All of this makes for an incredibly intense space thriller of a
read as we hurtle along in the far reaches of the galaxy locked in wits against
a rogue AI. The future of the survivors rest on the tiny shoulders of these two
teenagers, even as the odds keep mounting. Kady takes front seat, in terms of
being that absolutely ballsy, precociously intelligent teenager who’s sense of duty
and honor is non-such. Initial interactions – emails, interview transcripts and
video footage analysis reveals much less of Kady’s real character. She comes
across as the self-obsessed highly intelligent, ambitious little girl who only
wishes to get out of that ice-pick of their planet and roam the world. Her wishes
come true, in the direst of the circumstances. But slowly, the authors peel the
layers off that indomitable front that Kady puts up, to reveal her inner
feelings (cleverly by inserting bits from her personal (digital?) diary) and the
size of the demons that assail her. Kady is devastated at being separated from her
mother and still hasn’t come to terms with that loss. She is also a teenager
struggling with the emotions of heart.
Namely, her feelings for Ezra, the lovable rogue in the
quintessential Kristoff mold of ‘hero’. A funny irreverent rascal who loves to
be a rebel but is a hopeless romantic. Ezra is warm, funny and a total badass
when it comes to being a fighter pilot. In a clever illustration, there’ are a
couple of pages (creative mindblowing visuals!) that trace one of his heroic outings
into the space to thwart the enemy shooters. Basically, a big teddy bear who
speaks snark and sarcasm as fluently as his mother-tongue.

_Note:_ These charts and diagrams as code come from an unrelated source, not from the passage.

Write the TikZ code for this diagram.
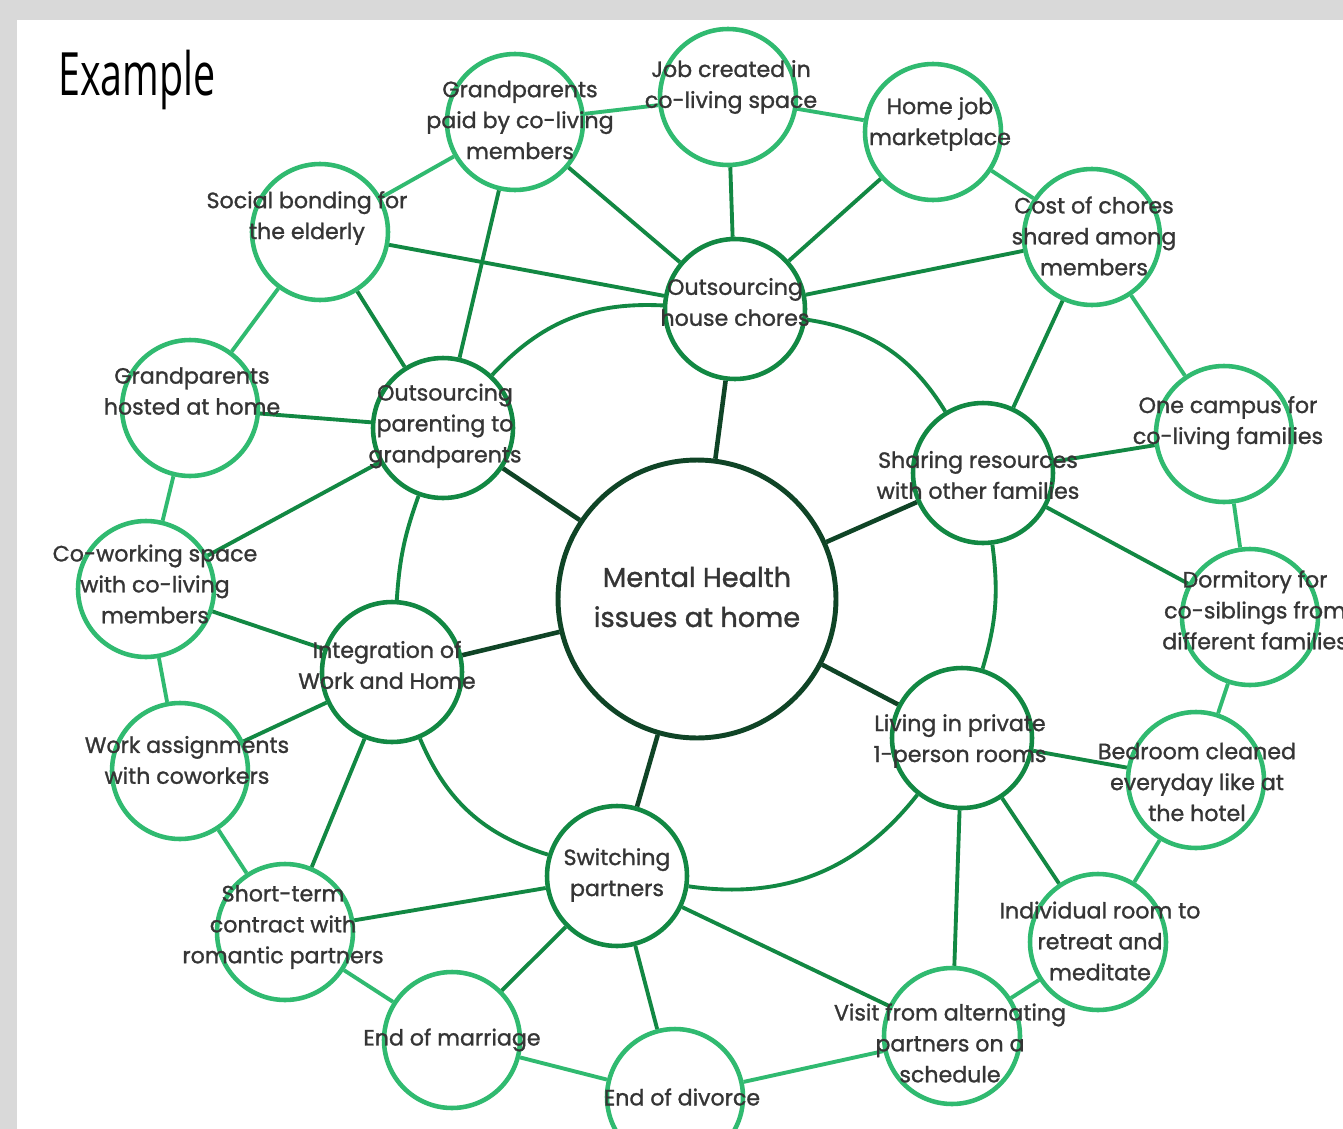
\documentclass[tikz,border=0pt]{standalone}
\usepackage{fontspec}
\setmainfont{Poppins}[FakeBold=1.2]
\newfontfamily\titlefont{Open Sans}[FakeStretch=0.66]
\usetikzlibrary{positioning}

\definecolor{panelgray}{HTML}{D9D9D9}
\definecolor{outergreen}{HTML}{30BA70}
\definecolor{innergreen}{HTML}{128843}
\definecolor{coregreen}{HTML}{0F4426}
\definecolor{labelgray}{HTML}{353535}

\begin{document}
\begin{tikzpicture}[x=0.02cm, y=-0.02cm,
        outer/.style={circle, draw=outergreen, line width=2.6pt, inner sep=0pt, minimum size=2.72cm},
        inner/.style={circle, draw=innergreen, line width=2.6pt, inner sep=0pt, minimum size=2.8cm},
        core/.style={circle, draw=coregreen, line width=2.8pt, inner sep=0pt, minimum size=5.56cm},
        txt/.style={text=labelgray, align=center, inner sep=0pt, font=\fontsize{12.6}{17.6}\selectfont},
        rim/.style={draw=outergreen, line width=2.2pt},
        spoke/.style={draw=innergreen, line width=2.2pt},
        hub/.style={draw=coregreen, line width=2.6pt}]

      % panel
      \clip (0,0) rectangle (1343,1129);
      \fill[panelgray] (0,0) rectangle (1343,1129);
      \fill[white] (17,20) rectangle (1343,1129);

      \node[anchor=west, inner sep=0pt] (title) at (58,80) {\titlefont\fontsize{34}{40}\selectfont Example};

      % circles
      \node[core]  (mental)      at (697,599) {};

      \node[inner] (chores)      at (735,309) {};
      \node[inner] (parenting)   at (443,428) {};
      \node[inner] (integration) at (392,672) {};
      \node[inner] (switching)   at (617,876) {};
      \node[inner] (private)     at (962,738) {};
      \node[inner] (sharing)     at (983,473) {};

      \node[outer] (paid)      at (515,122)  {};
      \node[outer] (job)       at (728,97)   {};
      \node[outer] (market)    at (933,132)  {};
      \node[outer] (cost)      at (1092,237) {};
      \node[outer] (campus)    at (1224,434) {};
      \node[outer] (dorm)      at (1250,617) {};
      \node[outer] (bedroom)   at (1196,780) {};
      \node[outer] (retreat)   at (1098,942) {};
      \node[outer] (visit)     at (952,1036) {};
      \node[outer] (divorce)   at (675,1097) {};
      \node[outer] (marriage)  at (452,1040) {};
      \node[outer] (contract)  at (285,932)  {};
      \node[outer] (assign)    at (180,771)  {};
      \node[outer] (coworking) at (146,589)  {};
      \node[outer] (hosted)    at (190,408)  {};
      \node[outer] (bonding)   at (320,232)  {};

      % connectors
      \draw[hub] (mental) -- (chores) (mental) -- (parenting) (mental) -- (integration)
                 (mental) -- (switching) (mental) -- (private) (mental) -- (sharing);

      \draw[spoke] (chores) to[bend right=25] (parenting)
                   (parenting) to[bend right=8] (integration)
                   (integration) to[bend right=25] (switching)
                   (switching) to[bend right=30] (private)
                   (private) to[bend right=12] (sharing)
                   (sharing) to[bend right=25] (chores);

      \draw[spoke] (chores) -- (paid) (chores) -- (job) (chores) -- (market)
                   (chores) -- (cost) (chores) -- (bonding);
      \draw[spoke] (parenting) -- (paid) (parenting) -- (bonding)
                   (parenting) -- (hosted) (parenting) -- (coworking);
      \draw[spoke] (integration) -- (coworking) (integration) -- (assign) (integration) -- (contract);
      \draw[spoke] (switching) -- (contract) (switching) -- (marriage)
                   (switching) -- (divorce) (switching) -- (visit);
      \draw[spoke] (private) -- (bedroom) (private) -- (retreat) (private) -- (visit);
      \draw[spoke] (sharing) -- (cost) (sharing) -- (campus) (sharing) -- (dorm);

      \draw[rim] (paid) -- (job) -- (market) -- (cost) -- (campus) -- (dorm) -- (bedroom)
                 -- (retreat) -- (visit) -- (divorce) -- (marriage) -- (contract) -- (assign)
                 -- (coworking) -- (hosted) -- (bonding) -- (paid);

      % texts
      \node[txt, font=\fontsize{15.5}{22.8}\selectfont] (mental-t) at (697,597) {Mental Health\\issues at home};

      \node[txt] (chores-t)      at (735,302) {Outsourcing\\house chores};
      \node[txt] (parenting-t)   at (445,426) {Outsourcing\\parenting to\\grandparents};
      \node[txt] (integration-t) at (387,665) {Integration of\\Work and Home};
      \node[txt] (switching-t)   at (617,875) {Switching\\partners};
      \node[txt] (private-t)     at (960,741) {Living in private\\1-person rooms};
      \node[txt] (sharing-t)     at (978,475) {Sharing resources\\with other families};

      \node[txt] (paid-t)      at (520,120)  {Grandparents\\paid by co-living\\members};
      \node[txt] (job-t)       at (731,87)   {Job created in\\co-living space};
      \node[txt] (market-t)    at (940,124)  {Home job\\marketplace};
      \node[txt] (cost-t)      at (1094,236) {Cost of chores\\shared among\\members};
      \node[txt] (campus-t)    at (1228,423) {One campus for\\co-living families};
      \node[txt] (dorm-t)      at (1255,610) {Dormitory for\\co-siblings from\\different families};
      \node[txt] (bedroom-t)   at (1197,782) {Bedroom cleaned\\everyday like at\\the hotel};
      \node[txt] (retreat-t)   at (1100,941) {Individual room to\\retreat and\\meditate};
      \node[txt] (visit-t)     at (950,1043) {Visit from alternating\\partners on a\\schedule};
      \node[txt] (divorce-t)   at (682,1097) {End of divorce};
      \node[txt] (marriage-t)  at (452,1040) {End of marriage};
      \node[txt] (contract-t)  at (283,927)  {Short-term\\contract with\\romantic partners};
      \node[txt] (assign-t)    at (187,760)  {Work assignments\\with coworkers};
      \node[txt] (coworking-t) at (155,584)  {Co-working space\\with co-living\\members};
      \node[txt] (hosted-t)    at (192,391)  {Grandparents\\hosted at home};
      \node[txt] (bonding-t)   at (307,218)  {Social bonding for\\the elderly};

\end{tikzpicture}
\end{document}
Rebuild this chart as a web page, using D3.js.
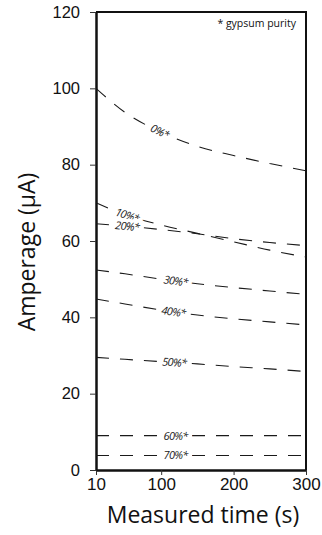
<!DOCTYPE html>
<html lang="en">
<head>
  <meta charset="UTF-8">
  <title>Amperage vs measured time</title>
  <style>
    body { margin: 0; background: #fff; }
    svg { display: block; font-family: "Open Sans", "Noto Sans", sans-serif; }
  </style>
</head>
<body>
  <div id="chart"></div>

  <script src="https://d3js.org/d3.v7.min.js"></script>
  <script>

    // measured times (s)
    const times = [10, 50, 100, 150, 200, 250, 300];

    const seriesNames = ["0%*", "10%*", "20%*", "30%*", "40%*", "50%*", "60%*", "70%*"];

    // amperage (µA) at each time
    const p0  = [100, 93.7, 88.5, 84.8, 82.4, 80.3, 78.4];
    const p10 = [70, 66.9, 64.2, 62.0, 59.8, 57.6, 55.8];
    const p20 = [64.5, 63.9, 63.0, 61.9, 60.6, 59.6, 58.8];
    const p30 = [52.4, 51.4, 50.0, 48.8, 47.8, 46.9, 46.0];
    const p40 = [44.8, 43.5, 41.9, 40.6, 39.6, 38.8, 38.0];
    const p50 = [29.5, 29.0, 28.4, 27.8, 27.1, 26.5, 25.8];
    const p60 = [9, 9, 9, 9, 9, 9, 9];
    const p70 = [3.8, 3.8, 3.8, 3.8, 3.8, 3.8, 3.8];

    // time at which each label sits on its line
    const labelTimes = [98, 53, 53, 120, 117, 118, 120, 120];

    const xTicks = [10, 100, 200, 300];
    const yTicks = [0, 20, 40, 60, 80, 100, 120];

    const width = 322,
          height = 535,
          margin = {top: 12, right: 16, bottom: 65, left: 96};

    const svg = d3.select("#chart")
      .append("svg")
      .attr("width", width)
      .attr("height", height);

    let x = d3.scaleLinear([10, 300], [margin.left, width - margin.right]);
    let y = d3.scaleLinear([0, 120], [height - margin.bottom, margin.top]);

    const allSeries = [p0, p10, p20, p30, p40, p50, p60, p70];

    // frame (top + right)
    svg.append("path")
      .attr("d", `M${x(10)},${y(120)}H${x(300)}V${y(0)}`)
      .attr("fill", "none")
      .attr("stroke", "#111")
      .attr("stroke-width", 2);

    // x axis
    const xAxis = svg.append("g")
      .attr("transform", `translate(0,${y(0)})`)
      .call(d3.axisBottom(x).tickValues(xTicks).tickSize(5).tickPadding(3).tickSizeOuter(0));
    xAxis.select(".domain").attr("stroke-width", 2.5).attr("stroke", "#111");
    xAxis.selectAll(".tick line").attr("stroke", "#333");
    xAxis.selectAll("text").style("font-size", "17px").attr("fill", "#111");

    // y axis
    const yAxis = svg.append("g")
      .attr("transform", `translate(${x(10)},0)`)
      .call(d3.axisLeft(y).tickValues(yTicks).tickSize(6).tickPadding(10).tickSizeOuter(0));
    yAxis.select(".domain").attr("stroke-width", 2.5).attr("stroke", "#111");
    yAxis.selectAll(".tick line").attr("stroke", "#333");
    yAxis.selectAll("text").style("font-size", "16.5px").attr("fill", "#111");

    // dashed lines
    const line = d3.line()
      .x((d, i) => x(times[i]))
      .y(d => y(d))
      .curve(d3.curveMonotoneX);

    svg.append("g")
      .selectAll("path")
      .data(allSeries)
      .join("path")
      .attr("d", d => line(d))
      .attr("fill", "none")
      .attr("stroke", "#1a1a1a")
      .attr("stroke-width", 1.1)
      .attr("stroke-dasharray", "13,11");

    // labels on the lines
    const valueAt = (s, t) => {
      const k = d3.bisectRight(times, t) - 1;
      const f = (t - times[k]) / (times[k + 1] - times[k]);
      return s[k] + f * (s[k + 1] - s[k]);
    };

    svg.append("g")
      .selectAll("text")
      .data(seriesNames)
      .join("text")
      .attr("transform", (d, i) => {
        const t = labelTimes[i];
        const s = allSeries[i];
        const px = x(t), py = y(valueAt(s, t));
        const dy = y(valueAt(s, t + 10)) - y(valueAt(s, t - 10));
        const dx = x(t + 10) - x(t - 10);
        const ang = Math.atan2(dy, dx) * 180 / Math.PI;
        return `translate(${px},${py}) rotate(${ang})`;
      })
      .attr("text-anchor", "middle")
      .attr("dy", "0.35em")
      .style("font-size", "11px")
      .style("font-style", "italic")
      .style("letter-spacing", "-0.7px")
      .attr("fill", "#222")
      .attr("stroke", "#fff")
      .attr("stroke-width", 7)
      .attr("paint-order", "stroke")
      .text(d => d);

    // note
    svg.append("text")
      .attr("x", x(300) - 10)
      .attr("y", 27)
      .attr("text-anchor", "end")
      .style("font-size", "10.5px")
      .attr("fill", "#111")
      .text("* gypsum purity");

    // axis titles
    svg.append("text")
      .attr("x", 203)
      .attr("y", 523)
      .attr("text-anchor", "middle")
      .style("font-size", "23px")
      .attr("fill", "#111")
      .text("Measured time (s)");

    svg.append("text")
      .attr("transform", `translate(35,${252}) rotate(-90)`)
      .attr("text-anchor", "middle")
      .style("font-size", "23px")
      .attr("fill", "#111")
      .text("Amperage (μA)");

  </script>
</body>
</html>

There are of course other characters throughout this “dossier” of
information that traces these harrowing six months in space. Like the captains
of both the warship Alexandria, General Torrence and leader of the research
vessel Hypatia and a few of Ezra’s pilot buddies and Kady’s mentor David Zhang
who becomes the sensei to her grasshopper guiding her through the maze of
illegal hacks that helps them uncover the sinister happenings aboard Alexandria,
because of…wait for it...the rogue AI.
Yup. AIDAN has the colorful personality of a Greek philosopher
poet. He breaks off into existential musings every now and then. Despite being
a program of 1's and 0's, AIDAN’s nerd personality mixes up even humor and
sarcasm into the mix by the end of the book. His interactions with Kady makes
for some super entertaining reads for sure.
The book is fun. Period. Despite the craters of logic-less-ness
that litter the moon-front, this book is a beautiful experience. Invoking
laughs, heart break, heart stopping tension and terrible suspense, it’s a human
story that looks at survival and humanity in a different but interesting
manner. There are twists and turns and even the final revelations are
gut-wrenching, making this a book impossible to put down and ignore, once you’ve
got ensnared into the world of AIDAN, Kady and Ezra.
Take a leap of faith. Trust me, you think an impersonal account of
crazy shit going absolute bonkers bat shit crazy in zero gravity, conveyed through
mails and memos won’t hook you at all? Think again. Time to get illuminae-d
then. Strap on your seat belts and venture out into the space. But don’t
forget, to look over your shoulders. The horrors are unimaginable out there.